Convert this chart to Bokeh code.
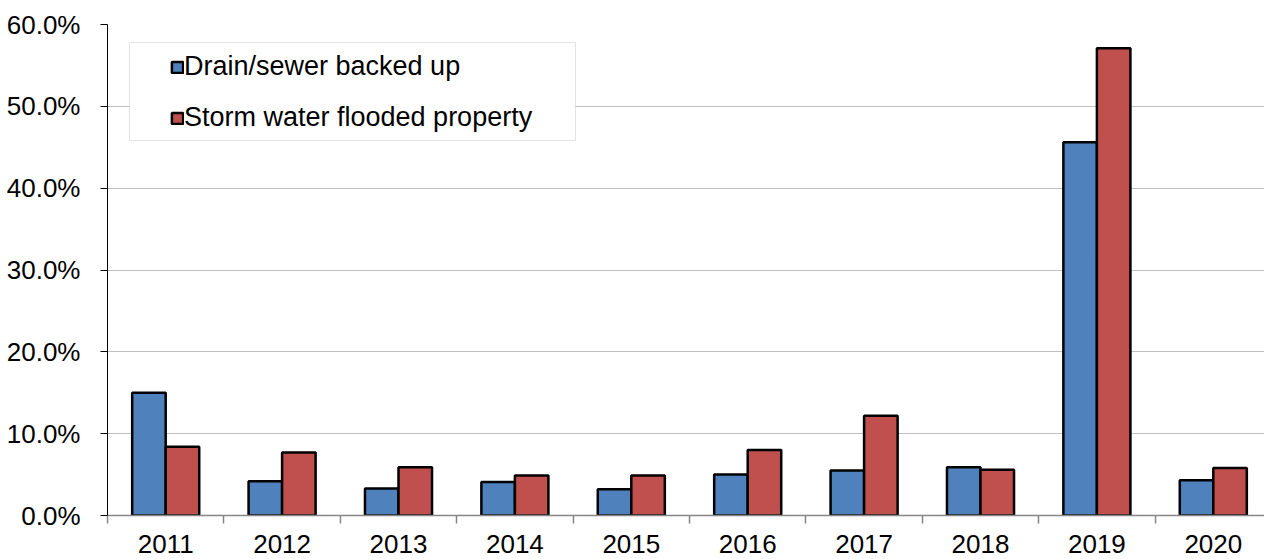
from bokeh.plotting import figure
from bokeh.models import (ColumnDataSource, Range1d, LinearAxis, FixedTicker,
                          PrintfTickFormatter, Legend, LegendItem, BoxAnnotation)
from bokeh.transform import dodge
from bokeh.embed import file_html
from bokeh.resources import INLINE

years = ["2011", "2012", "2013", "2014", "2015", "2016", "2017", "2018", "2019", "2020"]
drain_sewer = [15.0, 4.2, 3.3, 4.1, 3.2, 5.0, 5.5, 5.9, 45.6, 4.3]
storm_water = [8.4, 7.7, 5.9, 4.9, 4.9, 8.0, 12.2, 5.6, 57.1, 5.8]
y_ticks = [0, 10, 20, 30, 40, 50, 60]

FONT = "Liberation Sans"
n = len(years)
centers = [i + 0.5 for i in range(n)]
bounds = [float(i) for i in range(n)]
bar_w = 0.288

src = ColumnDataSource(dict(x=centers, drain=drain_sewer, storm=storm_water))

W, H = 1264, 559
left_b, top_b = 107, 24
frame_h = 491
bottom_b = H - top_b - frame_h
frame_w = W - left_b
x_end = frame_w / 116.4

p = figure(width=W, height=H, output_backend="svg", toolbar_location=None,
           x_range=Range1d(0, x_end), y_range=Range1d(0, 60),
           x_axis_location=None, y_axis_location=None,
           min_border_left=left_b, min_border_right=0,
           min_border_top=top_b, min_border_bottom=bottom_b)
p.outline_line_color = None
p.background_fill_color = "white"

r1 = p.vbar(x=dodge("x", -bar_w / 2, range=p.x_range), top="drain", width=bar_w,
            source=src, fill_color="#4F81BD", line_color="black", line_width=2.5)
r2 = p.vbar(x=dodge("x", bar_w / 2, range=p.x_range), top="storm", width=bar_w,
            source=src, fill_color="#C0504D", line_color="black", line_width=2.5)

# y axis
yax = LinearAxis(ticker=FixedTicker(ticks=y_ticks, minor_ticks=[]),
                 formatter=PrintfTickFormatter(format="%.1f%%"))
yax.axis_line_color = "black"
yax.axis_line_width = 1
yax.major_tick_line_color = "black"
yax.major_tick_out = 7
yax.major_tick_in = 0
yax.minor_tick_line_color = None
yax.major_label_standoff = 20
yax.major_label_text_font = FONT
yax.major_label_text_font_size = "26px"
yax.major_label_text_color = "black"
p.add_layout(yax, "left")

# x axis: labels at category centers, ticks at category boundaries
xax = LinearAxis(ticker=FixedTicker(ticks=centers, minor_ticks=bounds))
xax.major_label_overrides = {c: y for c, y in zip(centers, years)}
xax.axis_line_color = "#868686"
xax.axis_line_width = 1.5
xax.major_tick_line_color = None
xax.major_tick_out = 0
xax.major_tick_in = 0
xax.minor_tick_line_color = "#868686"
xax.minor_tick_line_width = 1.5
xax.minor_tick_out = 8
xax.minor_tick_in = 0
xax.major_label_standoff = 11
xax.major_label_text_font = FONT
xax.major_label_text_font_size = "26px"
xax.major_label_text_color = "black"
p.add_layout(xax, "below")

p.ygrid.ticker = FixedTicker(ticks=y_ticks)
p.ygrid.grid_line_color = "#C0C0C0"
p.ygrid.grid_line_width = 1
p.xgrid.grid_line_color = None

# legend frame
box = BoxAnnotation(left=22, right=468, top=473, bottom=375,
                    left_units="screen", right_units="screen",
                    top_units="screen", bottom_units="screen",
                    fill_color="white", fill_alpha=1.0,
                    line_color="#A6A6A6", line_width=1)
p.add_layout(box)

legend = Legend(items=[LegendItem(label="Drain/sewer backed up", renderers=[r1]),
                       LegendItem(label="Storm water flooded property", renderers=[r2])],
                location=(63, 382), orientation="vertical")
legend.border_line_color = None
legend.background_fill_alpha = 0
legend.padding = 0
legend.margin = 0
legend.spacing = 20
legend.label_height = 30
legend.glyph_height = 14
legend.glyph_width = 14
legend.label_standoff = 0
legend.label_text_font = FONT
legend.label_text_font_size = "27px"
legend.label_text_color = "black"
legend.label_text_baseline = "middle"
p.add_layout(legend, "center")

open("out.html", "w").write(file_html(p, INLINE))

┄┄┄┄┄┄┄┄┄┄

What needs to be done ▸ Begin at the top of the material above and output each line exactly, stopping after the line that holds "x_end = frame_w / 116.4". Leave out pictures.

Task result ▸
Convert this chart to Bokeh code.
from bokeh.plotting import figure
from bokeh.models import (ColumnDataSource, Range1d, LinearAxis, FixedTicker,
                          PrintfTickFormatter, Legend, LegendItem, BoxAnnotation)
from bokeh.transform import dodge
from bokeh.embed import file_html
from bokeh.resources import INLINE

years = ["2011", "2012", "2013", "2014", "2015", "2016", "2017", "2018", "2019", "2020"]
drain_sewer = [15.0, 4.2, 3.3, 4.1, 3.2, 5.0, 5.5, 5.9, 45.6, 4.3]
storm_water = [8.4, 7.7, 5.9, 4.9, 4.9, 8.0, 12.2, 5.6, 57.1, 5.8]
y_ticks = [0, 10, 20, 30, 40, 50, 60]

FONT = "Liberation Sans"
n = len(years)
centers = [i + 0.5 for i in range(n)]
bounds = [float(i) for i in range(n)]
bar_w = 0.288

src = ColumnDataSource(dict(x=centers, drain=drain_sewer, storm=storm_water))

W, H = 1264, 559
left_b, top_b = 107, 24
frame_h = 491
bottom_b = H - top_b - frame_h
frame_w = W - left_b
x_end = frame_w / 116.4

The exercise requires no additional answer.